Hollywood is supposed to be a fantasy about what might have been if filmmakers had shown more courage, but the series doesn’t start that way.
The first half seems to attempt to show what Tinseltown was actually like. Okay, the sets and costumes are so well done, in real life they could not have been as snazzy. Not even Paul Newman had David Corenswet’s dreamy blue eyes. But we see a town where anything goes, as long as you’re discreet or have the power to cover things up. We’re well in before the fantasy of an alternative universe really gets going. By then, it’s too late.
Two men turn up to the 1948 Oscars hand in hand. When one of them wins an Oscar, he publicly thanks his boyfriend from the podium.
Sure, people are shocked, but neither man gets arrested and they both continue to work in town.

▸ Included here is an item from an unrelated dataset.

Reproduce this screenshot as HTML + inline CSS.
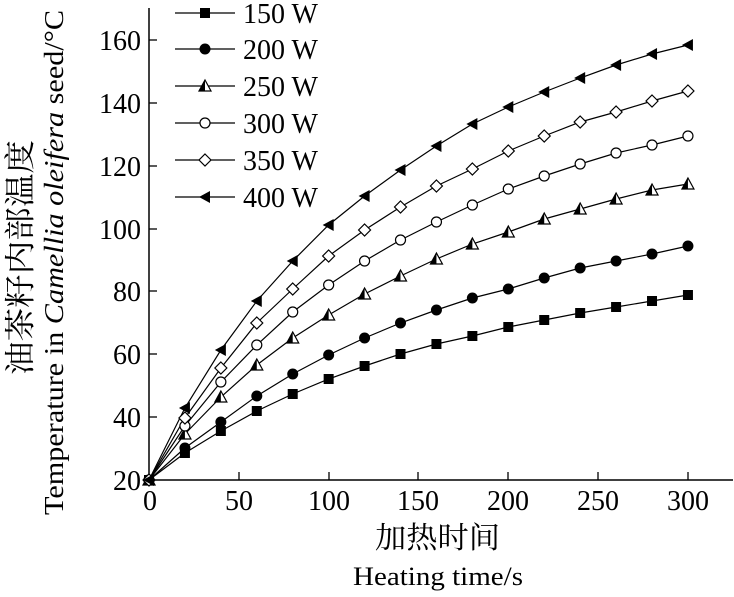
<!DOCTYPE html>
<html><head><meta charset="utf-8"><style>
html,body{margin:0;padding:0;background:#fff;}
svg text{font-family:"Liberation Serif","Noto Serif CJK SC",serif;fill:#000;}
</style></head><body>
<svg id="s" width="734" height="592" xmlns="http://www.w3.org/2000/svg">
<g stroke="#000" stroke-width="1.5" fill="none">
<line x1="149" y1="8" x2="149" y2="481"/>
<line x1="148" y1="480" x2="733" y2="480"/>
</g>
<g id="ticks" stroke="#000" stroke-width="1.3"></g>
<g font-size="28" text-anchor="end">
<text x="141" y="490">20</text><text x="141" y="427">40</text><text x="141" y="364">60</text><text x="141" y="301">80</text><text x="141" y="239">100</text><text x="141" y="176">120</text><text x="141" y="113">140</text><text x="141" y="50">160</text>
</g>
<g font-size="28" text-anchor="middle">
<text x="150" y="510">0</text><text x="239" y="510">50</text><text x="329" y="510">100</text><text x="418" y="510">150</text><text x="508" y="510">200</text><text x="598" y="510">250</text><text x="688" y="510">300</text>
</g>
<text x="375" y="548" font-size="30" textLength="125" lengthAdjust="spacingAndGlyphs">加热时间</text>
<text x="353" y="585" font-size="26" textLength="170" lengthAdjust="spacingAndGlyphs">Heating time/s</text>
<text transform="translate(31,375) rotate(-90)" font-size="31" textLength="235" lengthAdjust="spacingAndGlyphs">油茶籽内部温度</text>
<text transform="translate(63,515) rotate(-90)" font-size="27" textLength="505" lengthAdjust="spacingAndGlyphs">Temperature in <tspan font-style="italic">Camellia oleifera</tspan> seed/°C</text>
<g id="series"></g>
<g id="legend" font-size="28"></g>
</svg>
<script>
var ns="http://www.w3.org/2000/svg";
function el(t,a,p){var e=document.createElementNS(ns,t);for(var k in a)e.setAttribute(k,a[k]);p.appendChild(e);return e;}
var tk=document.getElementById("ticks");
[417,354,291,229,166,103,40].forEach(function(y){el("line",{x1:149,y1:y,x2:157,y2:y},tk);});
[239,329,418,508,598,688].forEach(function(x){el("line",{x1:x,y1:480,x2:x,y2:472},tk);});
var D=[
[480,453,431,411,394,379,366,354,344,336,327,320,313,307,301,295],
[480,448,422,396,374,355,338,323,310,298,289,278,268,261,254,246],
[480,434,397,365,338,315,294,276,259,244,232,219,209,199,190,184],
[480,426,382,345,312,285,261,240,222,205,189,176,164,153,145,136],
[480,418,368,323,289,256,230,207,186,169,151,136,122,112,101,91],
[480,408,350,301,261,225,196,170,146,124,107,92,78,65,54,45]];
function mark(k,x,y,g){
 if(k==0){el("rect",{x:x-5,y:y-5,width:10,height:10,fill:"#000"},g);}
 else if(k==1){el("circle",{cx:x,cy:y,r:5.5,fill:"#000"},g);}
 else if(k==2){el("polygon",{points:(x-6)+","+(y+5)+" "+x+","+(y-6)+" "+(x+6)+","+(y+5),fill:"#fff",stroke:"#000","stroke-width":1.2},g);
   el("polygon",{points:(x-6)+","+(y+5)+" "+x+","+(y-6)+" "+x+","+(y+5),fill:"#000"},g);}
 else if(k==3){el("circle",{cx:x,cy:y,r:5,fill:"#fff",stroke:"#000","stroke-width":1.2},g);}
 else if(k==4){el("polygon",{points:x+","+(y-6)+" "+(x+6)+","+y+" "+x+","+(y+6)+" "+(x-6)+","+y,fill:"#fff",stroke:"#000","stroke-width":1.2},g);}
 else {el("polygon",{points:(x+5)+","+(y-6)+" "+(x+5)+","+(y+6)+" "+(x-6)+","+y,fill:"#000"},g);}
}
var sg=document.getElementById("series");
D.forEach(function(a,k){
 var pts=a.map(function(y,i){return (149+i*35.93).toFixed(1)+","+y;}).join(" ");
 el("polyline",{points:pts,fill:"none",stroke:"#000","stroke-width":1.2},sg);
});
D.forEach(function(a,k){a.forEach(function(y,i){mark(k,149+i*35.93,y,sg);});});
var lg=document.getElementById("legend");
var names=["150 W","200 W","250 W","300 W","350 W","400 W"];
[13,49,86,123,160,197].forEach(function(y,k){
 el("line",{x1:175,y1:y,x2:235,y2:y,stroke:"#000","stroke-width":1.2},lg);
 mark(k,205,y,lg);
 var t=el("text",{x:243,y:y+10},lg);t.textContent=names[k];
});
</script>
</body></html>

Apparently, the film Meg is so influential. Not only does it stop people being racist, it cures them of homophobia as well, even though there aren’t any obviously gay characters in it.
It’s a shame, because a good storyline gets wasted. When Archie tells the studio head that he’s going to take his boyfriend to the Oscars, she would know what damage it could do to the movie he wrote, that she’s risked so much and fought so ruthlessly to get made. They could fall out about it. He could find out that she could be just as ruthless to him.
A lawyer openly seizes and destroys the prints to a major movie.
I was talking with friends about this tonight. I’m a lawyer, and I don’t want to try to persuade you that all lawyers are good, ethical and honest, particularly in a town like Hollywood. But why do it when you know that the woman who has just inherited the studio could get very angry about it? And why so openly?
My friends thought it would be more convincing if it were done in secret. I agree. Maybe a racist assistant at the studio gets to see a rough cut of the picture, finds it offensive, so breaks in at night and steals and destroys the prints. I could believe something like that.
Jack and Claire fall in love and get engaged.
Sorry, Jack had more sexual chemistry with Claire’s mother, played by a feisty Patti LuPone, who we think is going to be a man-eating client to a first-time gigolo, but shows unexpected vulnerability and tenderness.
People don’t know that Claire is the daughter of the studio boss.
Sure, she has a different surname, but really?
Raymond is prepared to be a prostitute, to help pay the extra costs of one of the sets in the movie he’s directing.
I can believe that some film directors would do anything to ensure that their film gets made. Raymond does not appear to be one of those people. He seems to have a monogamous relationship with his girlfriend, who’s also the picture’s leading lady. He doesn’t seem to be worried about her knowing.
If he’s going to do something like that, why not have his girlfriend find out and have them fight about it? Raymond could say, with some justification, ‘I’m doing this for you.’ She could angst about whether it’s worth it.
Two men with no acting experience, who both do terrible screen tests, suddenly become fine actors after they are cast in a major movie. One of them gets an Oscar nomination for the role.
In My Fair Lady, we believe that a guttersnipe could pass off as a princess in a matter of months, because we see some of the things that Professor Higgins does to train her. In Hollywood, we don’t get much sense about what has brought about the miraculous transformation of the two men in question.
Hollywood is a place where everyone gets what they want, without much effort and in no time at all.
Yes, well…
Okay, it’s silly by the end, but even then, Hollywood is entertaining. Like the revamped Tales of the City, I got through this series quickly because I kept staying up late to watch another episode. I’m curious to see where a second season would go.